Estates

Attorneys Assisting with Estates

Serving the State of Virginia

Your estate consists of everything you own— your car, home, other real estates, checking and savings accounts, investments, life insurance, furniture, personal possessions. No matter how large or small, everyone has an estate. The question is, "What happens to your estate when you die?" You will probably want to determine how your estate is distributed upon your disability or death. To make sure your wishes are carried out, you need to provide instructions stating whom you want to receive something of yours, what you want them to receive, and when they are to receive it. You want to do this in a manner that will not incur a lot of expense.

That is estate planning—making a plan in advance and naming whom you want to receive the things you own after you die. However, good estate planning is much more than that. It should also:

      • Include instructions for your care if you become disabled before you die.
      • Name a guardian and an inheritance manager for minor children.
      • Provide for family members with special needs without disrupting government benefits.
      • Provide for loved ones who might be irresponsible with money or who may need future protection from creditors or divorce.
      • Include life insurance to provide for your family at your death, disability income insurance to replace your income if you cannot work due to illness or injury, and long-term care insurance to help pay for your care in the case of an extended illness or injury.
      • Provide for the transfer of your business at your retirement, disability, or death.
      • Minimize taxes, court costs, and unnecessary legal fees.

You may also need assistance administering an estate if a family member or friend dies with or without a will. It will be necessary to probate that person’s estate. Probate is a process that settles the decedent’s estate through the court.

Power of Attorneys –Are documents in which you can authorize another person to act on your behalf, should you become incapacitated. The Power of Attorney can be drafted to give the POA certain specific powers to act under certain specific circumstances, pursuant to your decision.

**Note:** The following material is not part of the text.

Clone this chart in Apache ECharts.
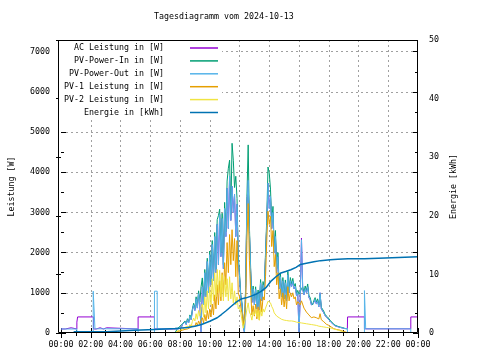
<!DOCTYPE html>
<html><head><meta charset="utf-8">
<script src="https://cdn.jsdelivr.net/npm/echarts@6/dist/echarts.min.js"></script>
<style>html,body{margin:0;padding:0;background:#fff}#c{width:480px;height:360px}</style>
</head><body><div id="c"></div>
<script>
const chartTitle = "Tagesdiagramm vom 2024-10-13";
const seriesNames = ["AC Leistung in [W]", "PV-Power-In in [W]", "PV-Power-Out in [W]", "PV-1 Leistung in [W]", "PV-2 Leistung in [W]", "Energie in [kWh]"];
const leftAxisName = "Leistung [W]";
const rightAxisName = "Energie [kWh]";

// daytime samples every 5 minutes, 07:40 .. 19:15
const dayStart = "07:40";
const dayStepMin = 5;

const pvOutDay = [100,100,115,105,150,130,210,170,280,210,330,250,420,330,560,700,560,850,620,980,720,30,1150,700,1500,900,1780,1000,1950,1200,2200,1300,2400,1500,2700,1700,2950,1900,2850,1600,3100,2400,3600,2600,3900,2800,3650,3000,3450,2400,3200,1800,1400,900,700,200,0,1160,3200,3800,2500,1500,760,1100,700,1080,600,1000,580,1250,800,1200,1050,1900,2700,3730,3100,3400,2600,3000,2000,2400,1500,1900,1100,1400,900,1300,850,1250,800,1450,1000,1300,1150,1290,1100,1160,920,1000,0,900,2320,1080,950,1100,1000,1150,880,830,700,660,760,830,720,800,650,1000,600,550,500,430,400,370,340,300,260,230,200,180,170,160,150,140,130,125,115,110,108,110];
const acDay = [100,100,115,105,150,130,210,170,280,210,330,250,420,330,560,700,560,850,620,980,720,30,1150,700,1500,900,1780,1000,1950,1200,2200,1300,2400,1500,2700,1700,2950,1900,2850,1600,3100,2400,3600,2600,3900,2800,3650,3000,3450,2400,3200,1800,1400,900,700,200,0,1160,3200,3800,2500,1500,760,1100,700,1080,600,1000,580,1250,800,1200,1050,1900,2700,3730,3100,3400,2600,3000,2000,2400,1500,1900,1100,1400,900,1300,850,1250,800,1450,1000,1300,1150,1290,1100,1160,920,1000,0,900,2360,1080,950,1100,1000,1150,880,830,700,660,760,830,720,800,650,1000,600,550,500,430,400,370,340,300,260,230,200,180,170,160,150,140,130,125,115,110,108,110];
const pvInDay = [10,40,110,100,165,145,230,185,300,225,355,270,450,355,600,740,600,900,660,1050,770,1150,1370,760,1580,950,1860,1060,2040,1270,2300,1380,2500,1580,2820,2920,3080,2000,2980,1700,3250,2520,3780,4100,4300,2950,4720,4300,3620,3900,3350,1900,1500,960,760,230,40,1230,3400,4680,2650,1600,820,1170,760,1150,650,1070,630,1330,860,1280,1110,2000,2850,4130,3980,3580,2750,3150,2100,2550,1600,2000,1170,1480,960,1380,900,1320,860,1530,1060,1380,1220,1360,1170,1230,980,1060,960,960,1100,1150,1010,1170,1060,1220,940,880,750,700,810,880,770,850,700,950,640,590,540,460,430,400,370,320,280,250,215,195,180,170,160,150,140,135,125,115,110,100];
const pv1Day = [5,15,40,35,50,45,70,60,90,70,100,80,130,100,170,210,170,260,190,300,220,330,380,250,460,300,560,350,600,400,720,450,950,600,1200,700,1300,800,1500,900,1750,1200,2250,1500,2450,1700,2570,1800,2350,1400,2300,1000,900,650,500,200,180,750,2300,3220,1800,1050,450,680,420,720,350,650,320,850,520,900,820,1400,2300,3030,2700,2900,2150,2550,1650,1950,1200,1500,850,1100,700,1000,650,950,600,1150,800,1000,900,1000,850,900,700,780,750,700,800,760,620,580,520,560,450,430,380,360,400,420,380,420,350,480,330,300,280,240,220,200,190,170,150,130,110,100,90,85,80,70,60,50,40,30,20,10];
const pv2Day = [5,20,50,45,70,60,100,80,140,100,170,120,210,160,290,370,300,480,340,560,420,640,720,400,900,500,1050,600,1150,700,1350,800,1500,900,1580,1000,1560,900,1450,800,1400,900,1350,800,1400,850,1250,750,1050,700,900,600,650,500,320,120,90,400,600,750,520,450,320,520,450,600,400,560,320,580,420,600,520,620,700,790,760,750,660,600,500,540,420,440,380,370,340,350,320,330,310,330,300,320,300,310,290,300,270,280,260,260,250,250,240,240,230,230,220,220,210,200,200,190,190,180,170,170,160,160,150,140,140,130,130,120,120,110,100,90,85,75,65,55,45,35,25,15,5,0];

// night parts [time, value]; "-" = gap
const acEarly = [["00:00",100],["00:17",100],["00:17",130],["00:41",130],["00:41",100],["01:04",100],["01:04",270],["01:07",270],["01:07",400],["02:11",400],["02:11",100],["02:22",100],["02:22",130],["02:38",130],["02:38",100],["02:51",100],["02:51",130],["03:04",130],["03:04",100],["05:11",100],["05:11",400],["06:17",400],["06:17",100],["07:35",100]];
const acLate = [["19:16",110],["19:16",400],["20:24",400],["20:24",104],["20:25",130],["20:31",130],["20:31",104],["23:31",104],["23:31",400],["24:00",400]];
const pvOutEarly = [["00:00",100],["01:04",100],["01:04",0],["01:04","-"],["02:10",0],["02:10",1040],["02:17",1040],["02:17",104],["05:11",104],["05:11",0],["05:11","-"],["06:17",0],["06:17",1040],["06:28",1040],["06:28",104],["07:35",104]];
const pvOutLate = [["19:16",110],["19:16",0],["19:16","-"],["20:24",0],["20:24",1055],["20:29",1055],["20:29",104],["23:31",104],["23:31",0]];
const energyPts = [["00:51",0.2],["03:04",0.2],["03:04",0.45],["04:58",0.45],["04:58",0.6],["06:17",0.6],["06:17",0.75],["07:40",0.75],["08:06",0.85],["08:30",0.95],["09:00",1.15],["09:27",1.45],["10:00",2.0],["10:30",2.6],["10:47",3.15],["11:06",3.8],["11:27",4.57],["11:48",5.3],["12:06",5.8],["12:27",6.0],["12:47",6.3],["13:06",6.6],["13:27",7.1],["13:48",7.8],["14:06",8.8],["14:27",9.6],["14:47",10.25],["15:06",10.5],["15:27",10.8],["15:48",11.2],["16:06",11.7],["16:30",11.9],["17:00",12.15],["17:27",12.35],["18:06",12.5],["18:36",12.6],["19:18",12.65],["20:24",12.65],["20:24",12.8],["21:48",12.8],["21:48",13.0],["24:00",13.0]];

const colors = ["#9400d3","#009e73","#56b4e9","#e69f00","#f0e442","#0072b2"];
const FONT = "DejaVu Sans Mono";
const FS = 8.3;

function hm(s){ const p = s.split(":").map(Number); return p[0] + p[1]/60; }
function pairs(list){ return list.map(function(d){ return [hm(d[0]), d[1]]; }); }
function day(arr){ const s = hm(dayStart); return arr.map(function(v,i){ return [s + i*dayStepMin/60, v]; }); }

const txt = {fontFamily: FONT, fontSize: FS, color: "#000"};
const tickStyle = {color: "#000", width: 1};
const gridLine = {show: true, showMinLine: false, showMaxLine: false, lineStyle: {color: "#a0a0a0", width: 1, type: [2, 3]}};

function lineSeries(i, data, extra){
  return Object.assign({
    name: seriesNames[i], type: "line", data: data, symbol: "none", showSymbol: false,
    lineStyle: {color: colors[i], width: 1}, itemStyle: {color: colors[i]},
    connectNulls: false, sampling: null
  }, extra || {});
}

const chart = echarts.init(document.getElementById("c"), null, {renderer: "canvas"});
chart.setOption({
  animation: false,
  backgroundColor: "#fff",
  title: {text: chartTitle, left: 154, top: 13, padding: 0,
    textStyle: {fontFamily: FONT, fontSize: FS, fontWeight: "normal", color: "#000"}},
  grid: {left: 58, right: 62, top: 40, bottom: 27, show: false},
  graphic: [
    {type: "rect", z: 3, silent: true, shape: {x: 59, y: 41, width: 163, height: 76}, style: {fill: "#fff"}},
    {type: "rect", z: 100, silent: true, shape: {x: 58.5, y: 40.5, width: 359, height: 292}, style: {fill: null, stroke: "#000", lineWidth: 1}}
  ],
  legend: {orient: "vertical", left: 60, top: 43, itemWidth: 28, itemHeight: 1.5, itemGap: 2.9, z: 4,
    icon: "rect", align: "right", padding: [0, 4, 2, 0],
    textStyle: {fontFamily: FONT, fontSize: FS, color: "#000", width: 104, align: "right", padding: [0, 21, 0, 0], lineHeight: 10},
    data: seriesNames},
  xAxis: [
    {type: "value", min: 0, max: 24, interval: 2, position: "bottom",
     axisLine: {show: false},
     axisTick: {inside: true, length: 5, lineStyle: tickStyle},
     minorTick: {show: true, splitNumber: 2, length: 3, lineStyle: tickStyle},
     axisLabel: Object.assign({margin: 8, formatter: function(v){ return String(Math.round(v) % 24).padStart(2, "0") + ":00"; }}, txt),
     splitLine: gridLine},
    {type: "value", min: 0, max: 24, interval: 2, position: "top",
     axisLine: {show: false},
     axisTick: {inside: true, length: 5, lineStyle: tickStyle},
     minorTick: {show: true, splitNumber: 2, length: 3, lineStyle: tickStyle},
     axisLabel: {show: false}, splitLine: {show: false}}
  ],
  yAxis: [
    {type: "value", min: 0, max: 7290, interval: 1000, position: "left",
     name: leftAxisName, nameLocation: "middle", nameRotate: 90, nameGap: 45, nameTextStyle: txt,
     axisLine: {show: false},
     axisTick: {inside: true, length: 5, lineStyle: tickStyle},
     minorTick: {show: true, splitNumber: 2, length: 3, lineStyle: tickStyle},
     axisLabel: Object.assign({margin: 11, showMaxLabel: false, formatter: function(v){ return String(v); }}, txt),
     splitLine: gridLine},
    {type: "value", min: 0, max: 50, interval: 10, position: "right",
     name: rightAxisName, nameLocation: "middle", nameRotate: 90, nameGap: 28, nameTextStyle: txt,
     axisLine: {show: false},
     axisTick: {inside: true, length: 5, lineStyle: tickStyle},
     axisLabel: Object.assign({margin: 11}, txt),
     splitLine: {show: false}},
    {type: "value", min: 0, max: 7290, interval: 1000, position: "right",
     axisLine: {show: false},
     axisTick: {inside: true, length: 5, lineStyle: tickStyle},
     minorTick: {show: true, splitNumber: 2, length: 3, lineStyle: tickStyle},
     axisLabel: {show: false}, splitLine: {show: false}}
  ],
  series: [
    lineSeries(0, pairs(acEarly).concat(day(acDay), pairs(acLate))),
    lineSeries(1, day(pvInDay)),
    lineSeries(2, pairs(pvOutEarly).concat(day(pvOutDay), pairs(pvOutLate))),
    lineSeries(3, day(pv1Day)),
    lineSeries(4, day(pv2Day)),
    lineSeries(5, pairs(energyPts), {yAxisIndex: 1, lineStyle: {color: colors[5], width: 1.5}})
  ]
});
</script>
</body></html>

Advance Medical Directives–Are instructions you give your physicians telling them what kinds of medical care you do or do not want if you become unable to make medical decisions for yourself. A "living will" and "Durable Power of Attorney for Health Care" are advance directives. In Living Wills you specify the medical care you do or do not want to receive if you become unable to make decisions for yourself. Living Wills usually apply to end-of-life situations. Durable Power of Attorney for health care, you appoint someone to make healthcare decisions for you ONLY, when you make the decisions for yourself.